A foreign company, as per S. 2(42) of the Indian Companies Act 2013, is defined as –

“any company or body corporate incorporated outside India which—

(a) has a place of business in India whether by itself or through an agent, physically or through electronic mode; and

(b) conducts any business activity in India in any other manner.”

It is well established that a foreign company can be an unregistered company in India[4]. Winding up of unregistered companies in India is governed by Section 375(3)(c) of the Indian Companies Act 2013 (Section 583 of the Companies Act, 1956). This mirrors Section 327(3)(c) of the Hong Kong Companies (Winding Up and Miscellaneous Provisions) Ordinance.

In India, winding up of foreign companies have mostly focused on the presence of substantial assets or funds in India (see D.D.G. Hansa v. Bharat Aluminium Co. Ltd.[5] and Rajah of Vizianagaram vs. Official Receiver[6]). A foreign holding company has never been wound up due to the presence of other shareholders in India.

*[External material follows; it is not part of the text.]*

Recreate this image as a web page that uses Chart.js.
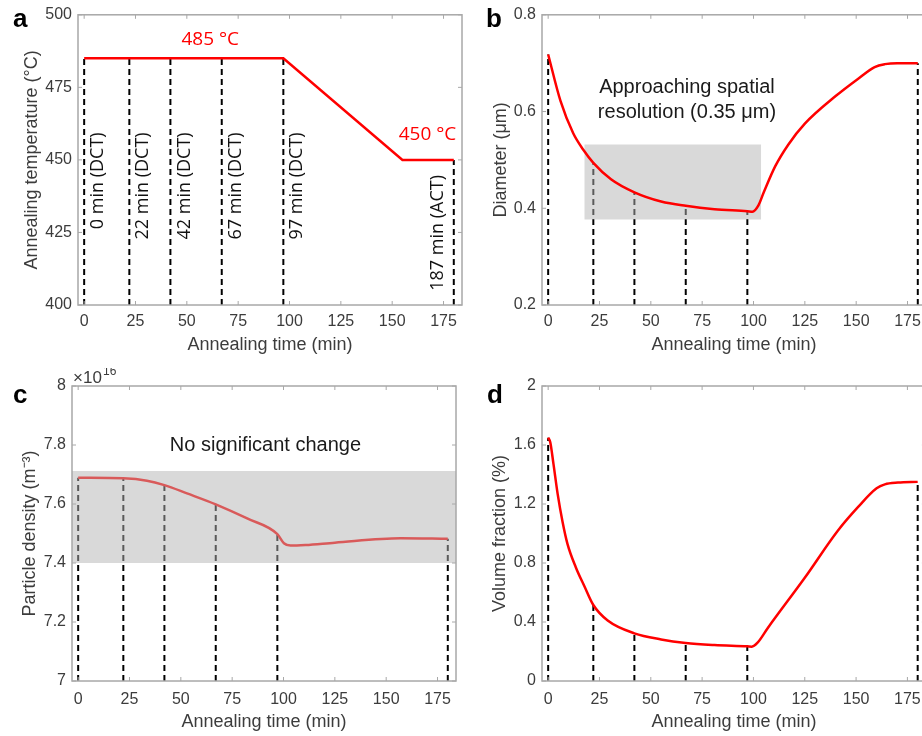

Since, this represents a rare occasion in the Commonwealth that a court has granted leave to commence an action of such a nature, it’s implications will be interesting to note, considering the multitude of foreign companies that do business in India that have complex corporate structures involving holding companies and subsidiaries.

- Suprotik Das

[1] FACV 4/2015
[2]  [1991] B.C.L.C. 210 
[3] [2008] 11 HKCFAR 370
[4] In Re: Strauss And Co. Limited, (1936) 38 BOMLR 1080; Mohan Lal v. Chawla Bank Ltd., AIR 1949 All. 778.